CPT (Carriage Paid To) (... named place of destination)
The seller pays the freight for the carriage to the named point. Carrier means any person, who in contract for carriage undertakes to perform or to procure the performance of carriage by rail, road, sea, air, or any combination of these. The risk of loss is transferred at the time the seller has delivered the goods into the custody of the carrier. It is the correct and appropriate term for what some would have named as C&F via air carrier.

CIP (Carriage and Insurance Paid to) (. . . named place of destination)
CIP is the same as in CPT, except that insurance is included in the same sense of CIF. Also available for air as above.
There are other terms covering the seller's obligations beyond CIF, that delay transfer of risk and title until arrival or beyond. Although they are not common enough to describe here in detail, you should have general knowledge of them. One of these is DEQ Delivered Ex Quay (duty paid ... named port). This lets the buyer pick up the completed, customs cleared import at the overseas dock. Going even further, the opposite of the near zero obligations imposed on the seller under Ex Works terms, is the term DDP Delivered Duty Paid (... named place of destination in the country of importation). With DDP the seller assumes all responsibilities for shipping, clearing for import, and inland transportation to the selected point of delivery in the country specified by the buyer.

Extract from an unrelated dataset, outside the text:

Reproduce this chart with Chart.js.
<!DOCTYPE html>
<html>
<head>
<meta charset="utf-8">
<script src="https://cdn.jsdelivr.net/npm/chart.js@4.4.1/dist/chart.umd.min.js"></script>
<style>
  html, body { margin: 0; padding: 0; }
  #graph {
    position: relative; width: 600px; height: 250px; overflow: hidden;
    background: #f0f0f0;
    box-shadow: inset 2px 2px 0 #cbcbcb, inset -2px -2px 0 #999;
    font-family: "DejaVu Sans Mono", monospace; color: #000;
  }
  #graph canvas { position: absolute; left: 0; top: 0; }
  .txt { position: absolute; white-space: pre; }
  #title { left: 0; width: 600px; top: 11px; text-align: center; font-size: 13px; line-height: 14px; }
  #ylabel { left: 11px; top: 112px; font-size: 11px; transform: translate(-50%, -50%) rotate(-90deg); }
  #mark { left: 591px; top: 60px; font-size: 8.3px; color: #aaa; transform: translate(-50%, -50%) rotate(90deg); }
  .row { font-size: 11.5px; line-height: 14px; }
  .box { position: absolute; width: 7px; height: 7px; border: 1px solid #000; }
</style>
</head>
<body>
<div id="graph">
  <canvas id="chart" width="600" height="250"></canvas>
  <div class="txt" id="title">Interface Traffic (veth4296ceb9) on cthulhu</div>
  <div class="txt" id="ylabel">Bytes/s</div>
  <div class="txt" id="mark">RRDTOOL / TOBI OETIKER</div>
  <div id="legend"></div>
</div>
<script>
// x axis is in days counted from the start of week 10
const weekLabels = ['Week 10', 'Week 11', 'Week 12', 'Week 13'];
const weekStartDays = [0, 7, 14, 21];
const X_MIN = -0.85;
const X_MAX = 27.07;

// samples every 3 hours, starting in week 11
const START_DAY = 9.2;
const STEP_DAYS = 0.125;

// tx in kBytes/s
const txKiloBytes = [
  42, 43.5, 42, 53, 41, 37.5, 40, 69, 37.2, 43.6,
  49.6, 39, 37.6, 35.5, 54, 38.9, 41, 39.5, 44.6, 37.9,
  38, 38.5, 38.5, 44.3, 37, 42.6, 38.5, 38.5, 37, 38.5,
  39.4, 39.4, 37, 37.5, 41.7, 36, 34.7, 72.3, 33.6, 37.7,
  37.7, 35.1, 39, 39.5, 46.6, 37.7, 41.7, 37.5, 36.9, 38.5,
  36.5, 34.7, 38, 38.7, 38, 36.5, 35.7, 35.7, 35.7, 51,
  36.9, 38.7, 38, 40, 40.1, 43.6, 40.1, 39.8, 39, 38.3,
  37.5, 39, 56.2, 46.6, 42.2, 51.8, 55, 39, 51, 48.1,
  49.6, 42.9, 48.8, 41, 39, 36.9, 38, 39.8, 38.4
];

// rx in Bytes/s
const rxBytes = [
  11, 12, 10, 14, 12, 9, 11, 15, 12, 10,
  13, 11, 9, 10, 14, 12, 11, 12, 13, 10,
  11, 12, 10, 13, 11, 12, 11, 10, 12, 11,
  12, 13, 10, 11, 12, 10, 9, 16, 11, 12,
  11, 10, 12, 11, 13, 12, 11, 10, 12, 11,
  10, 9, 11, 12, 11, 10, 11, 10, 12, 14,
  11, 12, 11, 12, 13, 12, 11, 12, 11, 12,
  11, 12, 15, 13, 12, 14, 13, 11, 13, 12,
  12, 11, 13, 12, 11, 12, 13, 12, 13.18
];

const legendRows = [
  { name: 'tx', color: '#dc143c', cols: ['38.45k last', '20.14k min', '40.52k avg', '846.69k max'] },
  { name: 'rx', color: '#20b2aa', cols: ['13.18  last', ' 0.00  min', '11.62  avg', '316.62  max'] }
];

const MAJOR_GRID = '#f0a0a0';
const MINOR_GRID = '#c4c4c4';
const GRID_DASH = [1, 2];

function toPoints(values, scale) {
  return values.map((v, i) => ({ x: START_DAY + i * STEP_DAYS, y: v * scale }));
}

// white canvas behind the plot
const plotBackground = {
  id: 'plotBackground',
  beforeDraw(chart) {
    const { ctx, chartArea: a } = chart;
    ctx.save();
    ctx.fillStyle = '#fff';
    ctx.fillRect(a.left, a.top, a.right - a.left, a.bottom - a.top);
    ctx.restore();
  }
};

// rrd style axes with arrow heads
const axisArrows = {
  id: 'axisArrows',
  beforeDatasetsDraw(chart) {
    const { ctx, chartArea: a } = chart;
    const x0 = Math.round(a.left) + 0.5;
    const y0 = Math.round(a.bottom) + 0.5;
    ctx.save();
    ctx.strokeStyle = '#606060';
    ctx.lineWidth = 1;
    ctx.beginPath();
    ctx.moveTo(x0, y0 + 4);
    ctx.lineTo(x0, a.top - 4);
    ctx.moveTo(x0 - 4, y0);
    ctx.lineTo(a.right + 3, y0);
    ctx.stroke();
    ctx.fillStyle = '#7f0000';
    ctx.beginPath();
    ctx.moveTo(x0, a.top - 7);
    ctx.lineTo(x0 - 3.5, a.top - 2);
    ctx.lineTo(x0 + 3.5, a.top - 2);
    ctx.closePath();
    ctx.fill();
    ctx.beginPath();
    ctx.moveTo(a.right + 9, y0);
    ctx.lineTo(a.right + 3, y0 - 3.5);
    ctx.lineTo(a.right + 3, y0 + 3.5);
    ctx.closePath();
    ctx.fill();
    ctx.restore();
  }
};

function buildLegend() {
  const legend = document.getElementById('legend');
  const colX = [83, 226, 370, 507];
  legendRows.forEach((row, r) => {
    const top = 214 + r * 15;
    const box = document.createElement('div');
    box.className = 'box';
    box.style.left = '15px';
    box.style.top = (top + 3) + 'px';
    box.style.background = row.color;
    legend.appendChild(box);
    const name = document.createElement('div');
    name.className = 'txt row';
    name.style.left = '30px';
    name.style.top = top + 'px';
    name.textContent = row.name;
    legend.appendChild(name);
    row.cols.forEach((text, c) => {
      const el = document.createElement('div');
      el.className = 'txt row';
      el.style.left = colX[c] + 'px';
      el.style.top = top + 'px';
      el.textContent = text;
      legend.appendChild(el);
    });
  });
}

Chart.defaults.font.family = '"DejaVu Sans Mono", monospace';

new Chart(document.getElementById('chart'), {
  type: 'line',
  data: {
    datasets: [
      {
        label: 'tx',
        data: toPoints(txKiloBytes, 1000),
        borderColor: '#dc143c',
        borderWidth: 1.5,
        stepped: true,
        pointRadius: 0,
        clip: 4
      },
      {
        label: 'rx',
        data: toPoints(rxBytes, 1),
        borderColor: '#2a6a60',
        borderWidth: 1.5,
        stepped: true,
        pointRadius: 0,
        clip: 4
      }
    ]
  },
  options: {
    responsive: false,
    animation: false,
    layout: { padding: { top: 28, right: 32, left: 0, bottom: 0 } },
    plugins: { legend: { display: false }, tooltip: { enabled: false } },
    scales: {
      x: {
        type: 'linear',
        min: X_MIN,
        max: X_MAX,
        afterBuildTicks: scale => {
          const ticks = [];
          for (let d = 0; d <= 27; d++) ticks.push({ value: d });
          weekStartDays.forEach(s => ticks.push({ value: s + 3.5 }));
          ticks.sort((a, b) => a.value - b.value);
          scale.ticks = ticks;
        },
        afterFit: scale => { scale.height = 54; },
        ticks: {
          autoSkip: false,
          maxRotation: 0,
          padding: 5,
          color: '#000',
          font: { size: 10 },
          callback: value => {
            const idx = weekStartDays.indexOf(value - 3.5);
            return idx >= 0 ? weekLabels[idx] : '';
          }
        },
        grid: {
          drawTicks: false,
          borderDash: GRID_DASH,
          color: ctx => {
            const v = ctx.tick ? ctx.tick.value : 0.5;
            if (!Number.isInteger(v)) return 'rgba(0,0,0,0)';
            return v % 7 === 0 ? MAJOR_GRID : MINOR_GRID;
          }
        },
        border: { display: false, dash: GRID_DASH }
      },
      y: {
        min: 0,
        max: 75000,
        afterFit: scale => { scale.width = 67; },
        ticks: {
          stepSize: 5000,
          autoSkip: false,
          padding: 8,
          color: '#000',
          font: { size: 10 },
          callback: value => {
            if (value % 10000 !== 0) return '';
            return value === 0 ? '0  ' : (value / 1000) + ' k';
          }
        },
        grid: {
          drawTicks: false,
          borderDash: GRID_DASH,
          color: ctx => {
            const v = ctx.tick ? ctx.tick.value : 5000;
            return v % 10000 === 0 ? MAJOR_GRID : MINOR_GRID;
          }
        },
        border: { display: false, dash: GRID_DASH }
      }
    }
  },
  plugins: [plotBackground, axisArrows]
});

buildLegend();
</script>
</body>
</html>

One of the most interesting changes in the new Incoterms is the manner of presentation in four groups as follows:

Group E
EXW (Ex Works) Goods available only at sellers own premises.
Group F
FCA (Free Carrier) Any transport mode or intermodal
FAS (Free Alongside Ship) Water transport only
FOB (Free On Board) Water bourne only
The main carriage is not paid and the seller is called upon to deliver the goods to a carrier who is appointed by the buyer.
Group C
CFR (Cost and Freight) Water bourne only
CIF (Cost, Insurance and Freight) Water bourne only
CPT (Carriage Paid To) Any transport mode or intermodal
CIP (Carriage and Insurance Paid To) Any transport mode or
The main carriage must be paid by the seller who has to contract for carriage, but without assuming the risk of loss or damage to the goods or additional costs incurred after shipment and dispatch.
Group D 
DAF (Delivered At Frontier) Rail or road primarily
DES (Delivered Ex Ship) Water bourne only
DEQ (Delivered Ex Quay) Water bourne only
DDU (Delivered Duty Unpaid) Any transport mode or intermodal
DDP (Delivery Duty Paid) Any transport mode or intermodal
Seller pays all freight and bears all risks to the point of the goods arrival at the named destination in the country of the buyer.

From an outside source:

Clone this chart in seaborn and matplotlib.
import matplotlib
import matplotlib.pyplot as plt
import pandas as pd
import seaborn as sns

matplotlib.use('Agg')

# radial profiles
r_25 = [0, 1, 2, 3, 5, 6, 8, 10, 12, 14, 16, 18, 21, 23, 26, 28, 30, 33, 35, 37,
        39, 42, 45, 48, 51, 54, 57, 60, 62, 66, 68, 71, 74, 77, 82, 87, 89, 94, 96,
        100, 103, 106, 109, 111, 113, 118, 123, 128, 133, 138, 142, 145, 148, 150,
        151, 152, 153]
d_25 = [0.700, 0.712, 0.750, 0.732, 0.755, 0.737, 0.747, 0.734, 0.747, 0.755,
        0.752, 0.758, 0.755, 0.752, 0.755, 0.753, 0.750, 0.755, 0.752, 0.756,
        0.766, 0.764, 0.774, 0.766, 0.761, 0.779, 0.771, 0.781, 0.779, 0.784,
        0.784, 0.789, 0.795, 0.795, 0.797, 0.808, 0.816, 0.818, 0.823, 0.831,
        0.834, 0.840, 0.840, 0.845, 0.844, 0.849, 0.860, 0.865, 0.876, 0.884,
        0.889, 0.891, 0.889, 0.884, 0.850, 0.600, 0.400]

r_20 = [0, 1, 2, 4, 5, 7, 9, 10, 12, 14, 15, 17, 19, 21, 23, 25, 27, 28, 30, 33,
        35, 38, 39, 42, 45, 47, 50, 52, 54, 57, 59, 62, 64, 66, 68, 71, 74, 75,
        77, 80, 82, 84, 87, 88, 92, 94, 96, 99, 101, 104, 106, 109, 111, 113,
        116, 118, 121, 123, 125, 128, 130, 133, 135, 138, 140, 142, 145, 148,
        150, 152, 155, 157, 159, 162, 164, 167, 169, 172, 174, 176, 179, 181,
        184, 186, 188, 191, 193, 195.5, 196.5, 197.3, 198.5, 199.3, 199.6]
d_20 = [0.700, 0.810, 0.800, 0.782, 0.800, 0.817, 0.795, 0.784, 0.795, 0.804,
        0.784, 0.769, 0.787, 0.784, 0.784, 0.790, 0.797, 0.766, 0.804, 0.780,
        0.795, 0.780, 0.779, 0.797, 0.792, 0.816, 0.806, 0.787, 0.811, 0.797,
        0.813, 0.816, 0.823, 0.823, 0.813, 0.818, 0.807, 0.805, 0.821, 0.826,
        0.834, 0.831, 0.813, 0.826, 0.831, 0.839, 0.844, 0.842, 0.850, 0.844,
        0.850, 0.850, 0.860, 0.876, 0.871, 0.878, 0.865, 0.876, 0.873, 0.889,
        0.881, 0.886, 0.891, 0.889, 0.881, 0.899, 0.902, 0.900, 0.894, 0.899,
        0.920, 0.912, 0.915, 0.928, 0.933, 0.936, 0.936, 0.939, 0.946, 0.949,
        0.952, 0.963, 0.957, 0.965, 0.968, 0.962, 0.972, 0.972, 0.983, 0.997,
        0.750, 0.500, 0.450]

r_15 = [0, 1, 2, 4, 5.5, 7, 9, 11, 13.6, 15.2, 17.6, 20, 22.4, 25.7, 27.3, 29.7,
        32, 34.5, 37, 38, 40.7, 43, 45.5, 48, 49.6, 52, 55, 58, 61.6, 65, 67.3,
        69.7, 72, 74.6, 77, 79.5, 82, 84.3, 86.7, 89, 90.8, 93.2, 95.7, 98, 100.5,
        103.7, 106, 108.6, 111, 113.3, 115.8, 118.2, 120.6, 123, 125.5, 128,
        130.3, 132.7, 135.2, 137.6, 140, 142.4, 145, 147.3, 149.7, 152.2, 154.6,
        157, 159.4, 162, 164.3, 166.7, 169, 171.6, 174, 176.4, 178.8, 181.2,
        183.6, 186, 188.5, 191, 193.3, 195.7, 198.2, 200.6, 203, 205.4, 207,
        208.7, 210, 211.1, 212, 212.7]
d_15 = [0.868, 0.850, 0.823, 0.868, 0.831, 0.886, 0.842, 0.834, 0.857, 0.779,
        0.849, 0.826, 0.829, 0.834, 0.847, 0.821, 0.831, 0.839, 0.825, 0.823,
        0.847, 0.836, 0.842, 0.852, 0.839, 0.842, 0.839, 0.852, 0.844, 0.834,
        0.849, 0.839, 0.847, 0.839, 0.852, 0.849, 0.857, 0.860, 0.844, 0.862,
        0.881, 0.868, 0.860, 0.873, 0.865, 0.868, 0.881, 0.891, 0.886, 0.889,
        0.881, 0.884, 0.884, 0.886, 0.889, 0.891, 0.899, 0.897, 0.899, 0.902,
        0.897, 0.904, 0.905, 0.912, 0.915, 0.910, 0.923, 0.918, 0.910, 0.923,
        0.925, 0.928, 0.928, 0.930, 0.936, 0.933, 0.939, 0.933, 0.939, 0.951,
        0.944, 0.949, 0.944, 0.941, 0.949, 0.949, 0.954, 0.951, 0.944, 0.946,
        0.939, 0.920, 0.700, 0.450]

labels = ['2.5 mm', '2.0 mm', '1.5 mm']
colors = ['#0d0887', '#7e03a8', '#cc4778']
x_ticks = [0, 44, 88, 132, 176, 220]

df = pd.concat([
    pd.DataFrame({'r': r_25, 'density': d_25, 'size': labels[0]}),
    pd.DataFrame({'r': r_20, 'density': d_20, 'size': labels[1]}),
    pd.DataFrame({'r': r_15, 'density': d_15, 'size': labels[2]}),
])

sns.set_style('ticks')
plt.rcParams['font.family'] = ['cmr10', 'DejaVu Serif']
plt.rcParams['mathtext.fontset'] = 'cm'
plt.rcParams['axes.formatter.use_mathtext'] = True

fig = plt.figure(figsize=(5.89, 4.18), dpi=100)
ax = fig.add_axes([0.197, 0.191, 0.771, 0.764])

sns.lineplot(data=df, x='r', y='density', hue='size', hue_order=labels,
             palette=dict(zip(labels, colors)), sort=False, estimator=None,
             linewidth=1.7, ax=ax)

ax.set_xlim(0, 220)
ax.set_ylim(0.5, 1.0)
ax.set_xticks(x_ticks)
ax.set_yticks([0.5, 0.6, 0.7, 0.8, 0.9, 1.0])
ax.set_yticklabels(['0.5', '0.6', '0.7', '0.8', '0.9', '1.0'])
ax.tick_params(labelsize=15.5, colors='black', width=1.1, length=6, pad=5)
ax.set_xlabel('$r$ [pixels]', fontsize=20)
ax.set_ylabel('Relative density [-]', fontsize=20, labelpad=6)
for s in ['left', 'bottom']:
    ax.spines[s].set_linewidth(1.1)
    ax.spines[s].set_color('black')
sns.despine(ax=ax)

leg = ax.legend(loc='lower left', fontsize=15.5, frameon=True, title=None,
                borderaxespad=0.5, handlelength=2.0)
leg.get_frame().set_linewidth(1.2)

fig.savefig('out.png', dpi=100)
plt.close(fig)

Sometimes it is believed the FOB contract differs from the CIF contract in terms of the first being a delivery contract and the second a shipment contract. However, the Group C terms are the same as the Group F terms in that the seller fulfills the contract in the country of dispatch. The Group C terms differ from all other groups, however, in that the risk for loss or damage passes after. shipment even though the seller must arrange and pay for the main carriage. It is for this reason that ICC strongly recommends against adding obligations of the seller to the Group C terms, such as some landed cost, which will very likely lead to misunderstandings, since the additional obligations occur after the seller is relieved of risks. ICC recommends the seller use terms "which do not attach the handing over of goods for carriage to shipment 'on board,' namely FCA, CPT or CIP instead of FOB, CFR and CIF." The reason for this is that today goods are usually delivered by the seller well before the goods are taken On Board.